>>

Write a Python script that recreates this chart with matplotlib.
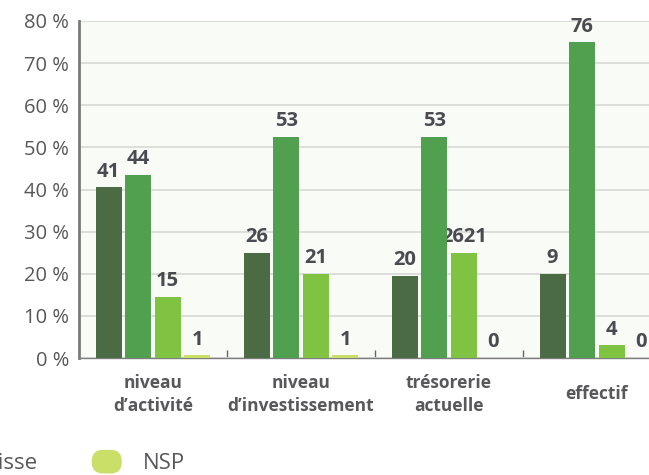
import numpy as np
import matplotlib.pyplot as plt
from matplotlib.patches import FancyBboxPatch, Rectangle
from matplotlib.legend_handler import HandlerPatch

plt.rcParams['font.family'] = ['Open Sans', 'DejaVu Sans']

# categories and series (bar heights, labels as printed)
categories = ["niveau\nd\u2019activit\u00e9", "niveau\nd\u2019investissement",
              "tr\u00e9sorerie\nactuelle", "effectif"]
hausse = [40.5, 25, 19.5, 20]
stable = [43.5, 52.5, 52.5, 75]
baisse = [14.5, 20, 25, 3]
nsp = [0.6, 0.6, 0, 0]
hausse_lbl = ["41", "26", "20", "9"]
stable_lbl = ["44", "53", "53", "76"]
baisse_lbl = ["15", "21", "2621", "4"]
nsp_lbl = ["1", "1", "0", "0"]
legend_names = ["Baisse", "NSP"]
yticks = [0, 10, 20, 30, 40, 50, 60, 70, 80]

colors = ["#4a6b44", "#50a050", "#80c242", "#c9df68"]
text_col = "#58585a"


class RoundHandler(HandlerPatch):
    def create_artists(self, legend, orig_handle, xdescent, ydescent,
                       width, height, fontsize, trans):
        p = FancyBboxPatch((-xdescent, -ydescent), width, height,
                           boxstyle="round,pad=0,rounding_size=8",
                           fc=orig_handle.get_facecolor(), ec="none",
                           transform=trans)
        return [p]


fig = plt.figure(figsize=(6.49, 4.75), dpi=100)
ax = fig.add_axes([0.1217, 0.2463, 0.9122, 0.7095])
ax.set_facecolor("#f9fbf7")

x = np.arange(len(categories))
step = 0.2
width = 0.176
data = [hausse, stable, baisse, nsp]
labels = [hausse_lbl, stable_lbl, baisse_lbl, nsp_lbl]
bars = []
for i, (vals, lbls) in enumerate(zip(data, labels)):
    pos = x + (i - 1.5) * step
    b = ax.bar(pos, vals, width, color=colors[i], zorder=3)
    bars.append(b)
    for px, v, t in zip(pos, vals, lbls):
        ax.annotate(t, (px, v), xytext=(0, 4), textcoords="offset points",
                    ha="center", va="bottom", fontsize=14.5, fontweight="bold",
                    color="#4b4a50", zorder=2.5)

ax.set_xlim(-0.5, 3.5)
ax.set_ylim(0, 80)
ax.set_yticks(yticks)
ax.set_yticklabels([f"{t} %" for t in yticks], fontsize=14.5, color=text_col,
                   va="center_baseline")
ax.tick_params(axis="y", length=0, pad=7)
ax.yaxis.grid(True, color="#d9dbd6", linewidth=1.3)
ax.set_axisbelow(True)

ax.set_xticks(x)
ax.set_xticklabels(categories, fontsize=12.5, fontweight="bold", color=text_col,
                   va="center", linespacing=1.35)
ax.tick_params(axis="x", length=0, pad=26)
ax.set_xticks(x[:-1] + 0.5, minor=True)
ax.tick_params(axis="x", which="minor", direction="in", length=6,
               color="#666666", width=1)

for s in ["top", "right"]:
    ax.spines[s].set_visible(False)
ax.spines["left"].set_color("#7a7a7a")
ax.spines["left"].set_linewidth(2)
ax.spines["bottom"].set_color("#7d7d7d")
ax.spines["bottom"].set_linewidth(1)

# legend is cropped by the left edge in the reference
fig.legend(handles=[bars[2].patches[0], bars[3].patches[0]], labels=legend_names,
           loc="center right", bbox_to_anchor=(185 / 649, 1 - 462 / 475),
           ncol=2, frameon=False, fontsize=16, borderpad=0, borderaxespad=0,
           handlelength=1.35, handleheight=1.26, handletextpad=0.95,
           columnspacing=2.43, labelcolor=text_col,
           handler_map={Rectangle: RoundHandler()})

fig.savefig("out.png", dpi=100)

<<

Exercise directions:
Copy the listing in full and without alteration, omitting every picture.

Solution to this problem:
Write a Python script that recreates this chart with matplotlib.
import numpy as np
import matplotlib.pyplot as plt
from matplotlib.patches import FancyBboxPatch, Rectangle
from matplotlib.legend_handler import HandlerPatch

plt.rcParams['font.family'] = ['Open Sans', 'DejaVu Sans']

# categories and series (bar heights, labels as printed)
categories = ["niveau\nd\u2019activit\u00e9", "niveau\nd\u2019investissement",
              "tr\u00e9sorerie\nactuelle", "effectif"]
hausse = [40.5, 25, 19.5, 20]
stable = [43.5, 52.5, 52.5, 75]
baisse = [14.5, 20, 25, 3]
nsp = [0.6, 0.6, 0, 0]
hausse_lbl = ["41", "26", "20", "9"]
stable_lbl = ["44", "53", "53", "76"]
baisse_lbl = ["15", "21", "2621", "4"]
nsp_lbl = ["1", "1", "0", "0"]
legend_names = ["Baisse", "NSP"]
yticks = [0, 10, 20, 30, 40, 50, 60, 70, 80]

colors = ["#4a6b44", "#50a050", "#80c242", "#c9df68"]
text_col = "#58585a"


class RoundHandler(HandlerPatch):
    def create_artists(self, legend, orig_handle, xdescent, ydescent,
                       width, height, fontsize, trans):
        p = FancyBboxPatch((-xdescent, -ydescent), width, height,
                           boxstyle="round,pad=0,rounding_size=8",
                           fc=orig_handle.get_facecolor(), ec="none",
                           transform=trans)
        return [p]


fig = plt.figure(figsize=(6.49, 4.75), dpi=100)
ax = fig.add_axes([0.1217, 0.2463, 0.9122, 0.7095])
ax.set_facecolor("#f9fbf7")

x = np.arange(len(categories))
step = 0.2
width = 0.176
data = [hausse, stable, baisse, nsp]
labels = [hausse_lbl, stable_lbl, baisse_lbl, nsp_lbl]
bars = []
for i, (vals, lbls) in enumerate(zip(data, labels)):
    pos = x + (i - 1.5) * step
    b = ax.bar(pos, vals, width, color=colors[i], zorder=3)
    bars.append(b)
    for px, v, t in zip(pos, vals, lbls):
        ax.annotate(t, (px, v), xytext=(0, 4), textcoords="offset points",
                    ha="center", va="bottom", fontsize=14.5, fontweight="bold",
                    color="#4b4a50", zorder=2.5)

ax.set_xlim(-0.5, 3.5)
ax.set_ylim(0, 80)
ax.set_yticks(yticks)
ax.set_yticklabels([f"{t} %" for t in yticks], fontsize=14.5, color=text_col,
                   va="center_baseline")
ax.tick_params(axis="y", length=0, pad=7)
ax.yaxis.grid(True, color="#d9dbd6", linewidth=1.3)
ax.set_axisbelow(True)

ax.set_xticks(x)
ax.set_xticklabels(categories, fontsize=12.5, fontweight="bold", color=text_col,
                   va="center", linespacing=1.35)
ax.tick_params(axis="x", length=0, pad=26)
ax.set_xticks(x[:-1] + 0.5, minor=True)
ax.tick_params(axis="x", which="minor", direction="in", length=6,
               color="#666666", width=1)

for s in ["top", "right"]:
    ax.spines[s].set_visible(False)
ax.spines["left"].set_color("#7a7a7a")
ax.spines["left"].set_linewidth(2)
ax.spines["bottom"].set_color("#7d7d7d")
ax.spines["bottom"].set_linewidth(1)

# legend is cropped by the left edge in the reference
fig.legend(handles=[bars[2].patches[0], bars[3].patches[0]], labels=legend_names,
           loc="center right", bbox_to_anchor=(185 / 649, 1 - 462 / 475),
           ncol=2, frameon=False, fontsize=16, borderpad=0, borderaxespad=0,
           handlelength=1.35, handleheight=1.26, handletextpad=0.95,
           columnspacing=2.43, labelcolor=text_col,
           handler_map={Rectangle: RoundHandler()})

fig.savefig("out.png", dpi=100)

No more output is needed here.